On that score, Apple would seem to be the clear winner because an Apple Watch could delight its loyal Apple base eager for new technology. Some analysts have predicted as many as 30 million Apple Watches will be sold in the first year, about 75 percent of all smartwatch sales for the same period. About 10 million smartwatches sold in 2014, Gartner said, with Samsung taking the largest share.
Apple’s big splash with its Apple Watch will undoubtedly legitimise the entire smartwatch category. Apple has said it will have 34 different models, starting at US$349, which matches the initial price of the Gear S.
While Samsung might be envious of the enthusiasm for the Apple Watch, Apple’s entry may help Samsung – for a time.
“Samsung’s smartwatches are going to benefit from the Apple marketing machine,” Burden said. “Apple has a way of legitimising markets in the eyes of consumers, and Apple will push a rising tide that lifts all ships.”

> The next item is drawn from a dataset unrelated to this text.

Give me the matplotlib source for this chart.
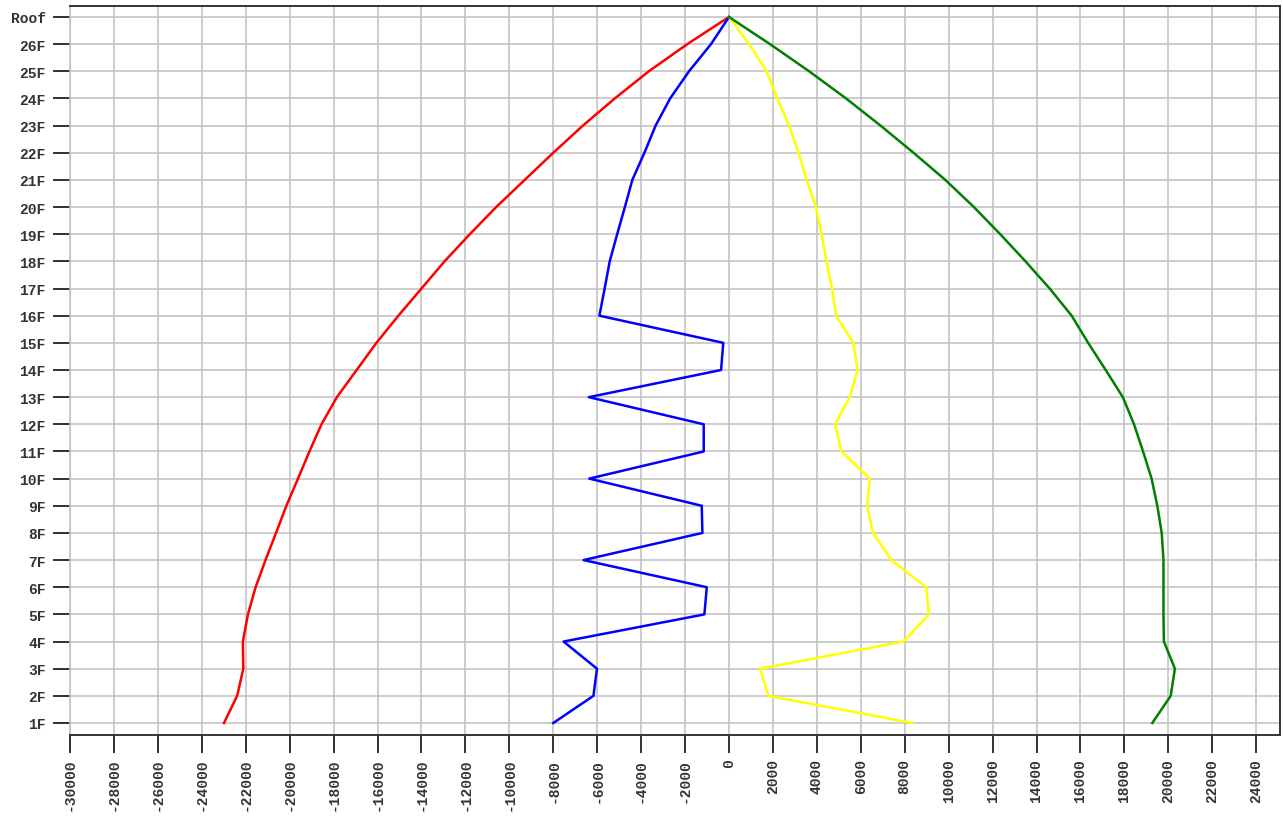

Samsung might see Apple as its biggest smartwatch competitor, but the Apple Watch marketing storm will probably push traditional watch makers, such as Tag Heuer and Swatch, to enter the market. “They’ll see that the smartwatch market is not likely to go away and these vendors will want to have a stake,” Burden said.
“The competition Samsung faces will only become more fierce, but Samsung should benefit from Apple’s Watch launch in the short run,” Burden added.
That could be small comfort, given all the disappointing news Samsung has faced on the smartphone front in recent months.